I’ve often wondered why we humans believe that we’re superior to all other species.
The idea is one that has been so widely accepted for so long that it seems almost iconoclastic to challenge it. Even now, as we’re facing the ever-increasing evidence of the irreversible damage we humans have done to the planet and all its lifeforms (evidence which suggests we might not be quite as clever as we think we are) there are still many who continue to defend this notion of “human exceptionalism” which over millennia has had the effect of disadvantaging every other species on Earth. But where did this notion originate?
And how has it managed to sustain itself for so long?
The roots of the idea are ancient, founded in the religious and philosophical thinking of Egypt, Greece and the Middle East.
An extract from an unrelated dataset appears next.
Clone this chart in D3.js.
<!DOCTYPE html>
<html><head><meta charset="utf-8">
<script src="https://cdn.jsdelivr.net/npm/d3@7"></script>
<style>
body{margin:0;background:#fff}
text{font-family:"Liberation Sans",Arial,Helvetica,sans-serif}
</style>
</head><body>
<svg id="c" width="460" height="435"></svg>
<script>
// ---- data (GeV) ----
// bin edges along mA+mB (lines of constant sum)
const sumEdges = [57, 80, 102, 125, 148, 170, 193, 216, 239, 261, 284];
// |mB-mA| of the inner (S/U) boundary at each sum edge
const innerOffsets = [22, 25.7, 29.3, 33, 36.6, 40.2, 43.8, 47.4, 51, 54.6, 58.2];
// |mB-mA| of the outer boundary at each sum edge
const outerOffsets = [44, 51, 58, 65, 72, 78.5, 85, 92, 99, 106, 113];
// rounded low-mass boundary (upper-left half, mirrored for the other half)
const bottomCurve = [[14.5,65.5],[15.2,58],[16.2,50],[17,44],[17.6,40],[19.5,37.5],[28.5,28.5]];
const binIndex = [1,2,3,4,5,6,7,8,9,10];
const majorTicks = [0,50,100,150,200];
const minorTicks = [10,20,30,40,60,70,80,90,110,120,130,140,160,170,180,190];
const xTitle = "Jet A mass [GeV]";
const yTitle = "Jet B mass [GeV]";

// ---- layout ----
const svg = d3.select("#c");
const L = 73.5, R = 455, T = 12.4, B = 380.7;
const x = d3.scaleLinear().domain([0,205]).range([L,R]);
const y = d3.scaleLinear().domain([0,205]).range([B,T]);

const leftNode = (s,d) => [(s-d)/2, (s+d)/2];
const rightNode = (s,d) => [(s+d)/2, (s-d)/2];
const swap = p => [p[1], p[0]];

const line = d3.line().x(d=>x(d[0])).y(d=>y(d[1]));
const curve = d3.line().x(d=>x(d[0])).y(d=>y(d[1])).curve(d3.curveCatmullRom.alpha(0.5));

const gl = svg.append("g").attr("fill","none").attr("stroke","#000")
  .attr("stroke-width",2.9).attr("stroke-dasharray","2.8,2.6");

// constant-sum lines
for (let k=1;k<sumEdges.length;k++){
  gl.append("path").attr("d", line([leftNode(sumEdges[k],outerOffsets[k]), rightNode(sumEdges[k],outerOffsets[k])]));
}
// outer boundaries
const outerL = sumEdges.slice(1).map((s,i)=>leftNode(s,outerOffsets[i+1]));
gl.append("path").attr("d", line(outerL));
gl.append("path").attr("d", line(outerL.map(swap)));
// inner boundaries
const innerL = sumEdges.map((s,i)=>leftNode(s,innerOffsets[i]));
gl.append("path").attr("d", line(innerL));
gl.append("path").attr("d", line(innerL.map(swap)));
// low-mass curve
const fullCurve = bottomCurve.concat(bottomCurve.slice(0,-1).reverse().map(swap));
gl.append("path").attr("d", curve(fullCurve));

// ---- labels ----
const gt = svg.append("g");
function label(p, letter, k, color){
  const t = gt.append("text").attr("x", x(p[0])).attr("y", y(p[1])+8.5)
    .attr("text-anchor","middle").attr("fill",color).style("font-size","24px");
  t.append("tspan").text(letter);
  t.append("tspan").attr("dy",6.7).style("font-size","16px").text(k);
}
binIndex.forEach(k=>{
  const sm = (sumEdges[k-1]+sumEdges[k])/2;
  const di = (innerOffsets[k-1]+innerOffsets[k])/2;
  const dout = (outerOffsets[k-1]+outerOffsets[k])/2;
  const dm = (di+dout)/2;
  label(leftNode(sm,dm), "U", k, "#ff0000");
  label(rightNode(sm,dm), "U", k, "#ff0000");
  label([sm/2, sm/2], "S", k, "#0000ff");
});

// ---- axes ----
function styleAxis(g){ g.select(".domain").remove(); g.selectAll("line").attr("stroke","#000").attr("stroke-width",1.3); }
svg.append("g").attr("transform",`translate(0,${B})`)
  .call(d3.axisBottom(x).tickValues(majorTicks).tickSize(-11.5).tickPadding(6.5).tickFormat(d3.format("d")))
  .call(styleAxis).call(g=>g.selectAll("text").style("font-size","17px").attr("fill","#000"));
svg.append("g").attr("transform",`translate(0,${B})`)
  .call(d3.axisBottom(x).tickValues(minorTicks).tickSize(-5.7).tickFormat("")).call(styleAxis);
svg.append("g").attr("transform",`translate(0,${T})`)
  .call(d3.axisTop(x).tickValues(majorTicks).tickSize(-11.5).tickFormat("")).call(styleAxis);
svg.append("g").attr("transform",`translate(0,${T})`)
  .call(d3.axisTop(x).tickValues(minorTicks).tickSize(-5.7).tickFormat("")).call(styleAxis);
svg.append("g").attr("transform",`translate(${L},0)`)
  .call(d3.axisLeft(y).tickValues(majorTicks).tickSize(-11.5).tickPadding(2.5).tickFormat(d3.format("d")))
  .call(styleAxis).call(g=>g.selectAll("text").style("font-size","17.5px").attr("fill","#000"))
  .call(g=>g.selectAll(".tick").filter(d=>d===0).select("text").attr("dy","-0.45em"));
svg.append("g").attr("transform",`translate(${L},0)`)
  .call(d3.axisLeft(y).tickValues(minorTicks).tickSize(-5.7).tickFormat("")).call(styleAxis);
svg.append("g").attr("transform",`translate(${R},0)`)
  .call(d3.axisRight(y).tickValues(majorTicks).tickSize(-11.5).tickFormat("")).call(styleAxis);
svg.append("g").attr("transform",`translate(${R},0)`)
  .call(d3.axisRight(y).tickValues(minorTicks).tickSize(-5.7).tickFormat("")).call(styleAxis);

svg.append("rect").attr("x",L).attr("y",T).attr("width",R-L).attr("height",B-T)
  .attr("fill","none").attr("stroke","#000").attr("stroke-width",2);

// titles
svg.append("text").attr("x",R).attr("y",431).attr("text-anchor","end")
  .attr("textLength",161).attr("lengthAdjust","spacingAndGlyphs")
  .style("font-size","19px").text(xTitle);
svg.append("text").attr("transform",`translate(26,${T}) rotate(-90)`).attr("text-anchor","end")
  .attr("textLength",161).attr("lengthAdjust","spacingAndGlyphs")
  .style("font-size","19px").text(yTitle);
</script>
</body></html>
When, around 500 BCE, the philosopher Pythagoras mused on the nature of souls and how humans should behave towards other species, he began a line of thought which developed through the philosophy of Aristotle and the Stoics – among them Zeno and Seneca – to the thinking engendered by Genesis and the foundational texts of the great Western religions, all of which embraced the certainty that humans had the right to exercise dominance over all other species.
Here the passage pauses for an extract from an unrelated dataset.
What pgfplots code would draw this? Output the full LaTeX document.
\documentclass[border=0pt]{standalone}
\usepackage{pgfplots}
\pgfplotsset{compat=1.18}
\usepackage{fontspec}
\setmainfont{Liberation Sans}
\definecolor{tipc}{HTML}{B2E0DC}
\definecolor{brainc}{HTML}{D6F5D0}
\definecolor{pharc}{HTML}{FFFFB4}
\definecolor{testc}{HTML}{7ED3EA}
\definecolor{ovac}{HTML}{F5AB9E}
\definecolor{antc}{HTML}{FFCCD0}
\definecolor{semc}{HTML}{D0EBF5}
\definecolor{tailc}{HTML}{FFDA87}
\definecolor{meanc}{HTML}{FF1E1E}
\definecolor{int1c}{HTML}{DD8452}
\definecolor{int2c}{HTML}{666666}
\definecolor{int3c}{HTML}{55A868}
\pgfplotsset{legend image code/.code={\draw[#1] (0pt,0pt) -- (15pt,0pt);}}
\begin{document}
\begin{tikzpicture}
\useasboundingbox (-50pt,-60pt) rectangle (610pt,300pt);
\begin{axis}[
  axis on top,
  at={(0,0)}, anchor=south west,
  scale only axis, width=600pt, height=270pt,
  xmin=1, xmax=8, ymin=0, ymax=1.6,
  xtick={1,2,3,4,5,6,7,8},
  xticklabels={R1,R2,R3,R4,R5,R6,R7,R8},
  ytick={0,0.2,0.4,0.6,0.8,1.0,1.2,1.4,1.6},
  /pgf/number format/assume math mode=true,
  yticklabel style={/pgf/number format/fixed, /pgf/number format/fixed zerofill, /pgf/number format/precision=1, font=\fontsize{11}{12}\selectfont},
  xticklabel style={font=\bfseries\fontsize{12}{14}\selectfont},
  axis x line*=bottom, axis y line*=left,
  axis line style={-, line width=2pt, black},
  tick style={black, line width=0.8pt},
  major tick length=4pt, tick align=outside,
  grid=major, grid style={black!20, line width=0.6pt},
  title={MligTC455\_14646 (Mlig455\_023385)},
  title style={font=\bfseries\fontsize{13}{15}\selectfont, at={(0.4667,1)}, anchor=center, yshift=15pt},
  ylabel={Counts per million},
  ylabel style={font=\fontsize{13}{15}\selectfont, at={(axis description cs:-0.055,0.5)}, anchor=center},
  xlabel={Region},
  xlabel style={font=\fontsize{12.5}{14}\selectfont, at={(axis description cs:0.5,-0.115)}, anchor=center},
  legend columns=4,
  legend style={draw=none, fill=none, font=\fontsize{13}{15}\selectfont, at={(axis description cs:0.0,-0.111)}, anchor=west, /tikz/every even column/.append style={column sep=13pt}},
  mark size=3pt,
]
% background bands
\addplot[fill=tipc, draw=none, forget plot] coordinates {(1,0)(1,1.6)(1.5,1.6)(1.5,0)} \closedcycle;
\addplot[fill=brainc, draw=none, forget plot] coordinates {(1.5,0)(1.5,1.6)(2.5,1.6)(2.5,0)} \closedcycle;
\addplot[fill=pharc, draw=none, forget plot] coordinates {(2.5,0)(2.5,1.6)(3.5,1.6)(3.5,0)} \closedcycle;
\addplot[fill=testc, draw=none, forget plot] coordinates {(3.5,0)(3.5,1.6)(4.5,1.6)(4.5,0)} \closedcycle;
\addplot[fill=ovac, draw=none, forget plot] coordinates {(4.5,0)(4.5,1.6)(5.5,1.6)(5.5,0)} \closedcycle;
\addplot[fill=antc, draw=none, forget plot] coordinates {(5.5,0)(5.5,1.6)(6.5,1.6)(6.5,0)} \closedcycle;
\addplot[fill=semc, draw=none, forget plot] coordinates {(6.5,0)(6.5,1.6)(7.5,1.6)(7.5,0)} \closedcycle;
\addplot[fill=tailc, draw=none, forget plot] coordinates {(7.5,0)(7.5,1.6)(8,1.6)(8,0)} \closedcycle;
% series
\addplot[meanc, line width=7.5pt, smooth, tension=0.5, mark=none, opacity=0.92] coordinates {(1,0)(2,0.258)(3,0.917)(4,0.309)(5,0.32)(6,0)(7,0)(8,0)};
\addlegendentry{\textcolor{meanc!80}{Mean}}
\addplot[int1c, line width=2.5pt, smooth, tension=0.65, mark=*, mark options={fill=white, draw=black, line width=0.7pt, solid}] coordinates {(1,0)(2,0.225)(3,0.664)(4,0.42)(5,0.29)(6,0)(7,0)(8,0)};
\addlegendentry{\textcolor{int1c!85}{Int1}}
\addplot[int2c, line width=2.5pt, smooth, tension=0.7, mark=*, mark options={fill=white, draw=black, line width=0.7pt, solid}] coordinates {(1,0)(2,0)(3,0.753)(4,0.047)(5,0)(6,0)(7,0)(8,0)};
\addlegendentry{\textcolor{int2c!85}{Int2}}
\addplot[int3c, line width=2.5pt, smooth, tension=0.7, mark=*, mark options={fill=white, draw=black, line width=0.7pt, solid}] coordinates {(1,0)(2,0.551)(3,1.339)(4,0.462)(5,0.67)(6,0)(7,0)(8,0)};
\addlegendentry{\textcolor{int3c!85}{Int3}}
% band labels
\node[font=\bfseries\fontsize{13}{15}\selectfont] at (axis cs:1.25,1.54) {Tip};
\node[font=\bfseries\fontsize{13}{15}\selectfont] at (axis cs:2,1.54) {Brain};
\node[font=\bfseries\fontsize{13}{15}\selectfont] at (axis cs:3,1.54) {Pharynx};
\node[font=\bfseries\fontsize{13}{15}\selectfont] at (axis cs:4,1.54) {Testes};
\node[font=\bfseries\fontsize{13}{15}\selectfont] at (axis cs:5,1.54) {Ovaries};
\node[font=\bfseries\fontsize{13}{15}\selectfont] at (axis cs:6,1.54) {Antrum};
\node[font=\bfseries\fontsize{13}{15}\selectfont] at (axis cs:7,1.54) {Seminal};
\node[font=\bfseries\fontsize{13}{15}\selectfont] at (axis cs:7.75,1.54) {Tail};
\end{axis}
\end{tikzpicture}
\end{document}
The rationale for the belief lay in the unshakable conviction that animals had neither souls nor ‘reason’ – no cognition, feelings or consciousness and therefore might be exploited in whichever way humans chose. It was Christian theologians and scholars, in particular St Augustine and Thomas Aquinas, who were to cement these beliefs into the fabric of Western religious and social thinking. The later philosophy of René Descartes encouraged the view by asserting that other species were no more than automatons, so-called “bêtes machines”.